No decorrer dos anos 20, do século passado, surgiu em Fortaleza um misterioso bode que tomou conta da cidade e logo se tornou popular entre os noctívagos e boêmios. Foi batizado de Ioiô. Contemporâneo do "bodinho da dona Libânia" e, obviamente, com as mesmas características, guardava, contudo, duas diferenças essenciais no seu DNA: a ausência do furor erótico e ser um feliz e distinto celibatário. Consta que chegou a Fortaleza, acompanhando os retirantes que fugiam da fome e da seca do quinze, e foi adquirido por um abastado fortalezense de nome José Porto que residia na Praia de Iracema.
Diariamente, o bode saltava a cerca de sua moradia e se dirigia à Praça do Ferreira, onde passou a fazer ponto, ganhando a amizade dos inúmeros boêmios que ali também frequentavam. O caprino adorava cachaça e não dispensava um bom tira-gosto. Perambulava pelas ruas centrais e era querido dos poetas, escritores e seresteiros que festejavam o amor, as mulheres e as noites de lua cheia. Chegou a participar de atos públicos e consta que cortou a fita inaugural do Cine Moderno. Dizem que frequentava o Theatro José de Alencar, a Câmara Municipal e até passeava de bonde. Das inúmeras estórias que contam de sua vida, há a do proprietário de um bar que, incomodado com a presença do bode no interior de seu estabelecimento, propôs à roda dos boêmios e fregueses fazer um churrasco do bode.

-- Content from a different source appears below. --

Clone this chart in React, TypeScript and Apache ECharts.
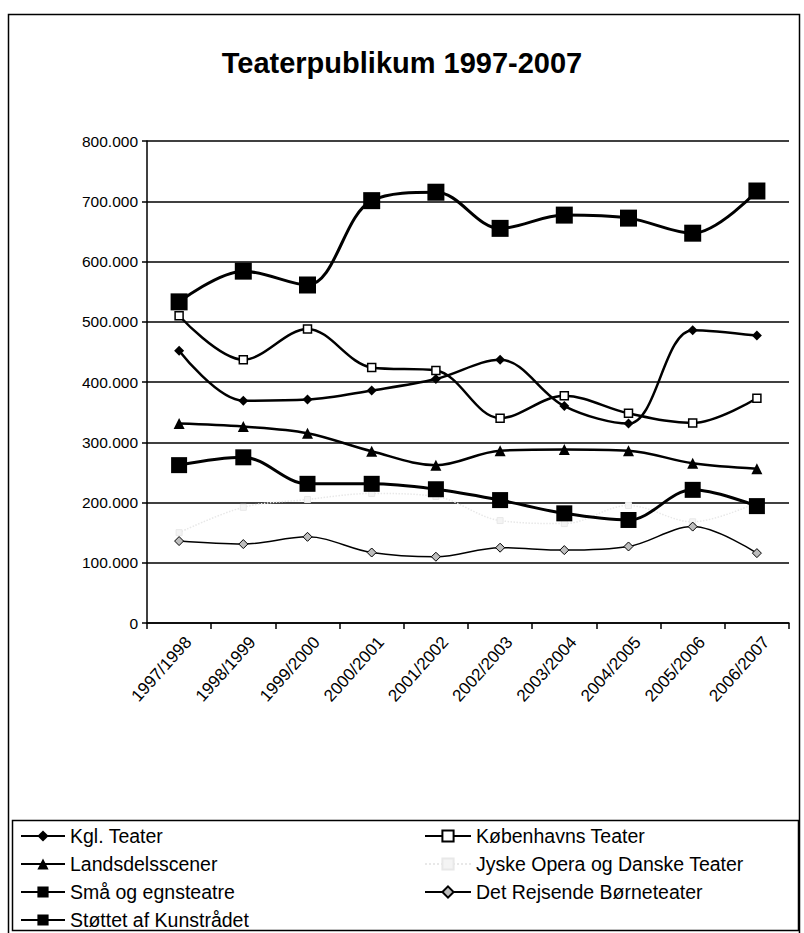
import React, { useEffect, useRef } from "react";
import * as echarts from "echarts";

const categories = [
  "1997/1998", "1998/1999", "1999/2000", "2000/2001", "2001/2002",
  "2002/2003", "2003/2004", "2004/2005", "2005/2006", "2006/2007",
];
const kglTeater = [452000, 369000, 371000, 386000, 405000, 437000, 360000, 331000, 486000, 477000];
const kbhTeater = [510000, 437000, 488000, 424000, 419000, 340000, 377000, 348000, 332000, 373000];
const landsdelsscener = [331000, 326000, 315000, 285000, 262000, 286000, 288000, 286000, 265000, 256000];
const jyskeOpera = [150000, 192000, 205000, 215000, 210000, 170000, 165000, 195000, 168000, 200000];
const smaaEgnsteatre = [262000, 275000, 231000, 231000, 222000, 204000, 182000, 171000, 221000, 194000];
const boerneteater = [136000, 131000, 143000, 117000, 110000, 125000, 121000, 127000, 160000, 116000];
const stoettet = [533000, 584000, 561000, 701000, 715000, 655000, 677000, 672000, 647000, 717000];
const yTicks = { min: 0, max: 800000, interval: 100000 };

const FONT = "Liberation Sans, Arial, sans-serif";

function fmt(v: number): string {
  if (v === 0) return "0";
  const s = String(Math.round(v));
  return s.replace(/\B(?=(\d{3})+(?!\d))/g, ".");
}

export default function App() {
  const ref = useRef<HTMLDivElement>(null);
  useEffect(() => {
    if (!ref.current) return;
    const chart = echarts.init(ref.current, null, { renderer: "svg" });
    const smooth = 0.35;
    const black = "#000";
    const legendText = { fontFamily: FONT, fontSize: 19.5, color: black, lineHeight: 19 };
    chart.setOption({
      animation: false,
      backgroundColor: "#fff",
      title: {
        text: "Teaterpublikum 1997-2007",
        left: "center",
        top: 43,
        textStyle: { fontFamily: FONT, fontSize: 29, fontWeight: "bold", color: black },
      },
      graphic: [
        {
          type: "rect",
          shape: { x: 8.5, y: 14.5, width: 791, height: 940 },
          style: { fill: "none", stroke: black, lineWidth: 1.5 },
          silent: true,
        },
        {
          type: "rect",
          shape: { x: 12.5, y: 820.5, width: 786, height: 110 },
          style: { fill: "none", stroke: black, lineWidth: 1.5 },
          silent: true,
        },
      ],
      legend: [
        {
          orient: "vertical",
          left: 20,
          top: 826,
          height: 110,
          padding: 0,
          itemWidth: 44,
          itemHeight: 14,
          itemGap: 8,
          textStyle: legendText,
          data: ["Kgl. Teater", "Landsdelsscener", "Små og egnsteatre", "Støttet af Kunstrådet"],
        },
        {
          orient: "vertical",
          left: 424,
          top: 826,
          height: 110,
          padding: 0,
          itemWidth: 46,
          itemHeight: 14,
          itemGap: 8,
          textStyle: legendText,
          data: ["Københavns Teater", "Jyske Opera og Danske Teater", "Det Rejsende Børneteater"],
        },
      ],
      grid: { left: 147, right: 15, top: 141, bottom: 310, containLabel: false },
      xAxis: {
        type: "category",
        data: categories,
        boundaryGap: true,
        axisLine: { lineStyle: { color: black, width: 1.5 } },
        axisTick: { show: true, length: 6, lineStyle: { color: black, width: 1.5 } },
        axisLabel: {
          rotate: 48,
          interval: 0,
          margin: 8,
          verticalAlign: "top",
          padding: [4, 0, 0, 0],
          fontFamily: FONT,
          fontSize: 17,
          color: black,
        },
      },
      yAxis: {
        type: "value",
        min: yTicks.min,
        max: yTicks.max,
        interval: yTicks.interval,
        axisLine: { show: true, lineStyle: { color: black, width: 1.5 } },
        axisTick: { show: true, length: 5, lineStyle: { color: black, width: 1.5 } },
        axisLabel: {
          formatter: (v: number) => fmt(v),
          fontFamily: FONT,
          fontSize: 15.5,
          color: black,
          margin: 9,
        },
        splitLine: { show: true, lineStyle: { color: black, width: 1.5 } },
      },
      series: [
        {
          name: "Kgl. Teater",
          type: "line",
          data: kglTeater,
          smooth,
          symbol: "diamond",
          symbolSize: 10,
          lineStyle: { color: black, width: 2.5 },
          itemStyle: { color: black },
          z: 5,
        },
        {
          name: "Københavns Teater",
          type: "line",
          data: kbhTeater,
          smooth,
          symbol: "rect",
          symbolSize: 8,
          lineStyle: { color: black, width: 2.5 },
          itemStyle: { color: "#fff", borderColor: black, borderWidth: 1.5 },
          z: 5,
        },
        {
          name: "Landsdelsscener",
          type: "line",
          data: landsdelsscener,
          smooth,
          symbol: "triangle",
          symbolSize: 11,
          lineStyle: { color: black, width: 2.5 },
          itemStyle: { color: black },
          z: 5,
        },
        {
          name: "Jyske Opera og Danske Teater",
          type: "line",
          data: jyskeOpera,
          smooth,
          symbol: "rect",
          symbolSize: 6,
          lineStyle: { color: "#e8e8e8", width: 1.5, type: "dotted" },
          itemStyle: { color: "#f4f4f4", borderColor: "#e8e8e8", borderWidth: 1 },
          z: 3,
        },
        {
          name: "Små og egnsteatre",
          type: "line",
          data: smaaEgnsteatre,
          smooth,
          symbol: "rect",
          symbolSize: 16,
          lineStyle: { color: black, width: 3 },
          itemStyle: { color: black },
          z: 5,
        },
        {
          name: "Det Rejsende Børneteater",
          type: "line",
          data: boerneteater,
          smooth,
          symbol: "diamond",
          symbolSize: 9,
          lineStyle: { color: black, width: 1.5 },
          itemStyle: { color: "#bdbdbd", borderColor: black, borderWidth: 1 },
          z: 5,
        },
        {
          name: "Støttet af Kunstrådet",
          type: "line",
          data: stoettet,
          smooth,
          symbol: "rect",
          symbolSize: 17,
          lineStyle: { color: black, width: 3 },
          itemStyle: { color: black },
          z: 5,
        },
      ],
    });
    return () => chart.dispose();
  }, []);
  return (
    <div
      ref={ref}
      style={{ position: "absolute", left: 0, top: 0, width: 804, height: 933 }}
    />
  );
}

A resposta dos boêmios foi surpreendente: - como "assassinar um "companheiro" de boemia e churrasquear sua carne? Ali ninguém era antropófago". E abandonaram o local para sempre. O extraordinário caprino faleceu em 1935, e a cidade chorou de emoção ao bode muito querido que até fora eleito vereador. Seu corpo foi empalhado e ainda hoje é destaque no Museu do Ceará. Sua vida foi contada no filme inacabado "Um bode chamado Ioiô", cujo enredo relata a deposição do governador Nogueira Accióly. O historiador Raimundo Girão disse que "o bode Ioiô era um cidadão como outro qualquer". Inegavelmente, o bode Ioiô foi o primeiro "sem teto" da Praça do Ferreira e, por isso, podemos considerá-lo "o patrono dos sem teto" desta querida praça.